The film simply wouldn't work without the performance of Sissy Spacek, who is nothing short of phenomenal. Having first come to prominence in Badlands, Spacek was originally cast to play Christine Hargensen, the role which eventually went to Nancy Allen. Determined to change De Palma's mind, she smeared Vaseline into her hair and turned up to the final audition in a dress she wore in seventh grade. She brings a heart-breaking fragility to the role, making us feel so strongly for her character that we almost find ourselves cheering in the midst of her carnage. The image of the blood-stained Carrie walking home, or climbing the stairs into the attic, is simultaneously touching and terrifying.
The only thing which prevents Carrie from being a full-blooded masterpiece is some of De Palma's visual trickery. Many of his decisions work well, adding to the tone and substance of the film. When Carrie and Tommy are dancing, the camera is at a Dutch angle and twirls around at a faster pace than the couple. This and the final dream sequence, which was filmed in reverse, successfully reinforce the magical, fairy tale quality of the story. And the use of slow-motion up to and include the pig blood falling do add a real sense of tension.
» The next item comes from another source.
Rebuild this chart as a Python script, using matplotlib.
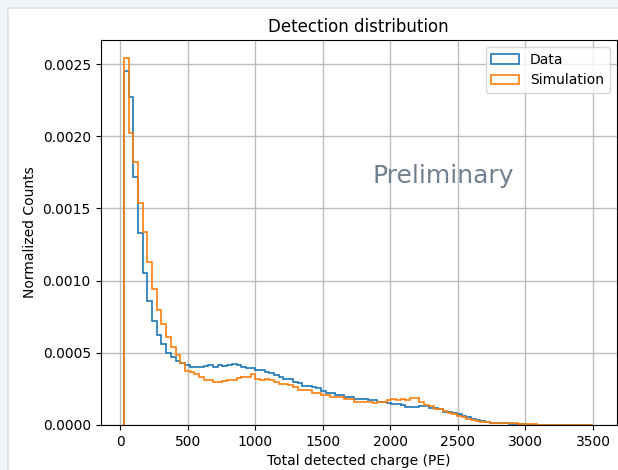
import numpy as np
import matplotlib
matplotlib.use("Agg")
import matplotlib.pyplot as plt
from matplotlib.patches import Rectangle

# ---- data (normalized counts, units of 1e-4) ----
bin_low = 28.0
bin_high = 3500.0
n_bins = 100

data_vals = [
    24.55, 22.70, 17.20, 13.30, 10.50, 8.60, 7.20, 6.20, 5.60, 5.00,
    4.68, 4.45, 4.31, 4.15, 3.99, 3.99, 4.03, 4.08, 4.15, 4.03,
    4.15, 4.08, 4.15, 4.26, 4.15, 4.03, 3.94, 3.94, 3.80, 3.80,
    3.68, 3.57, 3.46, 3.34, 3.20, 3.16, 2.99, 2.88, 2.72, 2.70,
    2.61, 2.58, 2.37, 2.22, 2.19, 2.08, 2.05, 1.96, 1.94, 1.82,
    1.80, 1.78, 1.73, 1.72, 1.58, 1.57, 1.55, 1.45, 1.43, 1.42,
    1.28, 1.27, 1.26, 1.31, 1.30, 1.16, 1.15, 1.12, 0.93, 0.90,
    0.82, 0.76, 0.65, 0.55, 0.45, 0.38, 0.27, 0.23, 0.17, 0.15,
    0.12, 0.11, 0.08, 0.07, 0.05, 0.04, 0.03, 0.02, 0.015, 0.01,
    0.008, 0.006, 0.004, 0.003, 0.002, 0.002, 0.001, 0.001, 0.0, 0.0,
]

sim_vals = [
    25.40, 20.20, 18.25, 15.40, 13.40, 11.30, 9.40, 8.00, 6.98, 6.10,
    5.40, 4.82, 4.32, 3.72, 3.66, 3.52, 3.34, 3.11, 3.10, 2.99,
    2.98, 3.02, 3.11, 3.10, 3.23, 3.34, 3.32, 3.52, 3.16, 3.15,
    3.16, 3.12, 2.99, 2.85, 2.82, 2.80, 2.61, 2.45, 2.42, 2.40,
    2.23, 2.22, 2.07, 2.06, 1.96, 1.95, 1.94, 1.80, 1.79, 1.62,
    1.61, 1.60, 1.58, 1.50, 1.61, 1.62, 1.73, 1.80, 1.73, 1.80,
    1.76, 1.84, 1.86, 1.61, 1.40, 1.34, 1.12, 1.08, 0.95, 0.82,
    0.75, 0.62, 0.55, 0.45, 0.38, 0.30, 0.24, 0.18, 0.16, 0.15,
    0.12, 0.12, 0.11, 0.12, 0.08, 0.06, 0.06, 0.04, 0.03, 0.02,
    0.015, 0.01, 0.008, 0.006, 0.005, 0.004, 0.003, 0.002, 0.002, 0.002,
]

labels = ["Data", "Simulation"]
title = "Detection distribution"
xlabel = "Total detected charge (PE)"
ylabel = "Normalized Counts"
watermark = "Preliminary"

edges = np.linspace(bin_low, bin_high, n_bins + 1)
centers = 0.5 * (edges[:-1] + edges[1:])
data_w = np.array(data_vals) * 1e-4
sim_w = np.array(sim_vals) * 1e-4

W, H = 618, 470
fig = plt.figure(figsize=(W / 100, H / 100), dpi=100)
fig.patch.set_facecolor("#f1f4f8")
fig.add_artist(Rectangle((8 / W, -0.01), 1.0, 1 - 8 / H + 0.01,
                         transform=fig.transFigure, facecolor="white",
                         edgecolor="#dde3ea", linewidth=1.2, zorder=-10))

ax = fig.add_axes([100.5 / W, 45 / H, 516.0 / W, 385 / H])
ax.hist(centers, bins=edges, weights=data_w, histtype="step",
        linewidth=1.2, label=labels[0])
ax.hist(centers, bins=edges, weights=sim_w, histtype="step",
        linewidth=1.2, label=labels[1])

ax.set_title(title)
ax.set_xlabel(xlabel)
ax.set_ylabel(ylabel)
ax.grid(True, linewidth=1.0, color="#bdbdbd")
ax.legend(loc="upper right")
ax.text(0.664, 0.647, watermark, transform=ax.transAxes, fontsize=18,
        color="slategray", ha="center", va="center")

fig.savefig("out.png", dpi=100, facecolor=fig.get_facecolor())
But once the pig blood hits the fan, De Palma gets carried away and his visual decisions undercut the climactic scene. Using split-screen undermines the sense of unbridled panic we are meant to have: by asking us to focus on two different things at once, we both lose a sense of scale and find it hard to focus on the often-poetic justice being meted out to. The Metropolis-style kaleidoscope view of people laughing doesn't contribute all that much, and the looping of her mother's voice ("they're all gonna laugh at you!") makes the whole thing feel like the final groove of Sgt. Pepper.
Despite its slightly botched ending and some overly conventional jumps, Carrie is a damn fine film which still has the power to unnerve after 35 years. Spacek's extraordinary performance is supported by some fine work from Nancy Allen and Piper Laurie, along with a brief appearance from John Travolta on the cusp of superstardom. Where De Palma's later works would be memorably shocking, this is shockingly memorable, and remains one of the high points of his often distinguished career.